Bernstein develops an alternative reading of contemporary philosophy that brings out the persistence and continuity of pragmatic themes. He critically examines the work of leading contemporary philosophers who have been deeply influenced by pragmatism, including Hilary Putnam, Jürgen Habermas, Richard Rorty, and Robert Brandom, and he explains why the discussion of pragmatism is so alive, varied and widespread.
Contents
Prologue [preview]
1. Charles S. Peirce's Critique of Cartesianism
2. The Ethical Consequences of William James's Pragmatic Pluralism
3. John Dewey's Vision of Radical Democracy
4. Hegel and Pragmatism
5. Pragmatism, Objectivity, and Truth
6. Experience and the Linguistic Turn
7. Hilary Putnam: The Entanglement of Fact and Value
8. Jürgen Habermas's Kantian Pragmatism
9. Richard Rorty's Deep Humanism
Excerpts from Bernstein's preface and prologue:
"This book is not intended to be a history or survey of pragmatism. I have lived with the pragmatists for more than 50 years, and I want to share what I have learned from them. I believe that my original intuitions about the importance of pragmatism and the sea change it initiated have been fully vindicated. Today, all vigorous creative discussion of pragmatic themes by thinkers all over the world is more widespread than it has ever been in the past".
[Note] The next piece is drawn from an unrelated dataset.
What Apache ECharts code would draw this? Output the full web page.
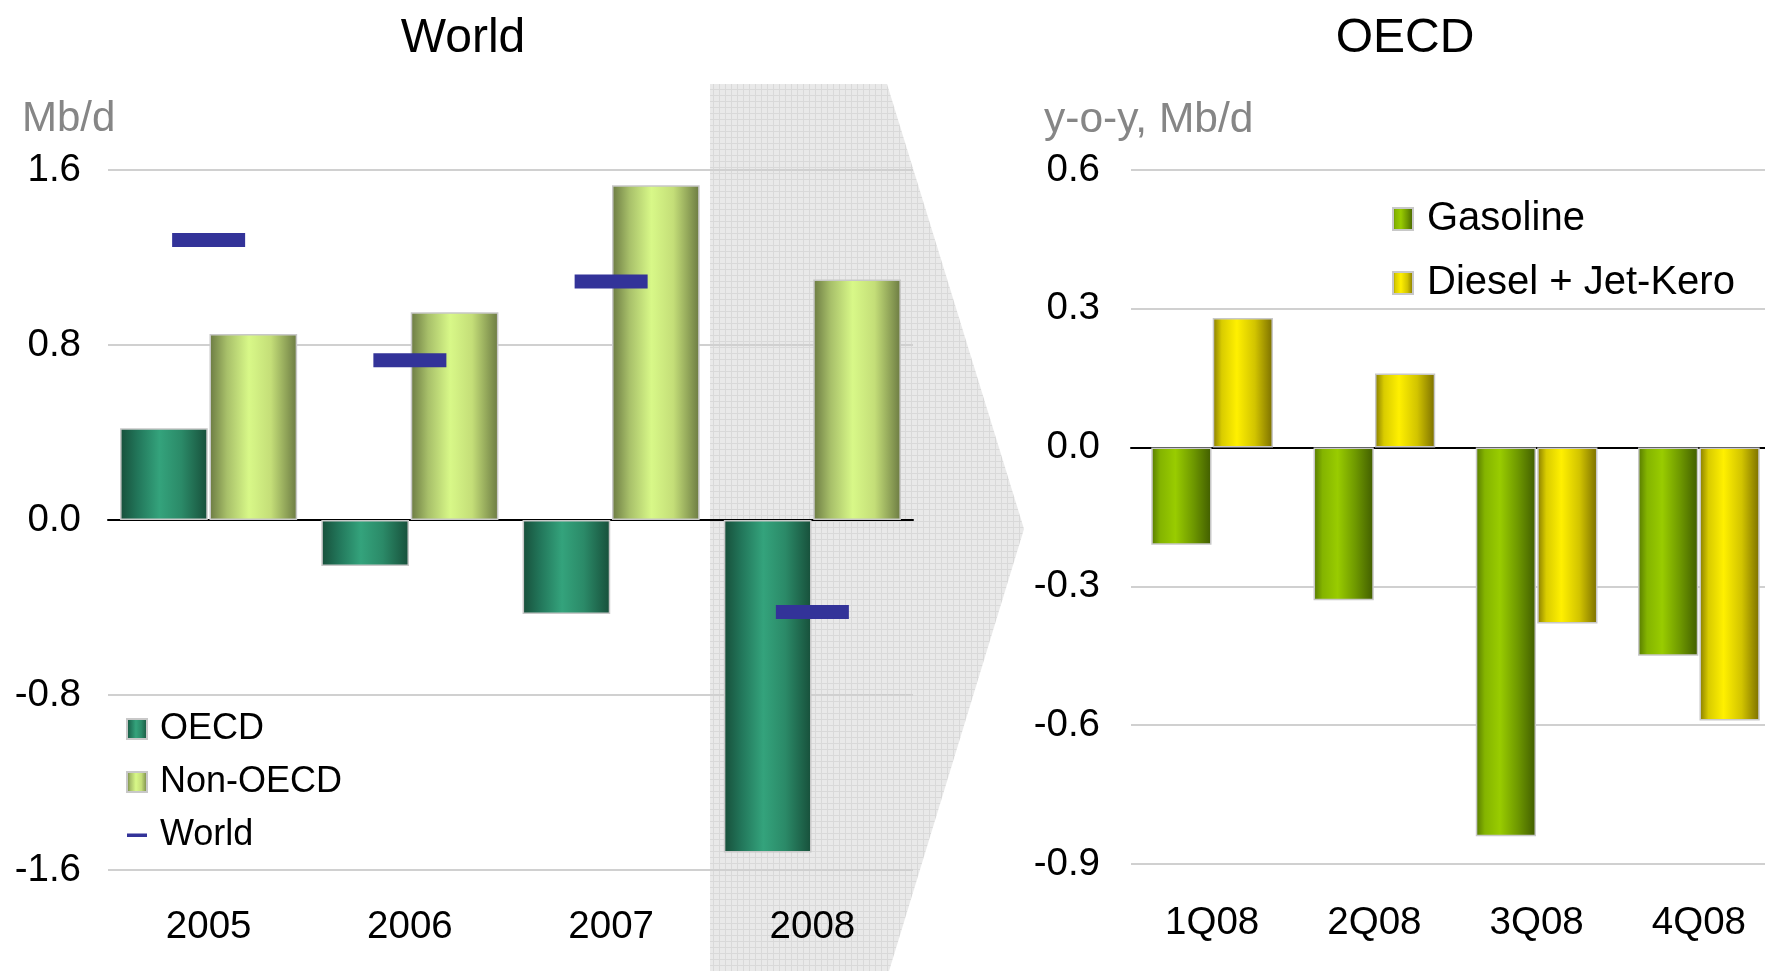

"When I teach courses dealing with pragmatism (old and new), I tell my students that it is best to think of the discourse about pragmatism as an open-ended conversation with many loose ends and targents. I don't mean an "idealized" conversation or dialogue, so frequently described and praised by philosophers. Rather, it is a conversation more like the type that occurs at New York dinner parties where there are misunderstandings, speaking at cross-purposes, conflicts, and contradictions, with personalized voices stressing different points of view (and sometimes talking at the same time). It can seem chaotic, yet somehow the entire conversation is more vital and illuminating than any of the individual voices demanding to be heard. This is what the conversation of pragmatism has been like."
Richard J. Bernstein is Vera List Professor of Philosophy at the New School for Social Research, New York.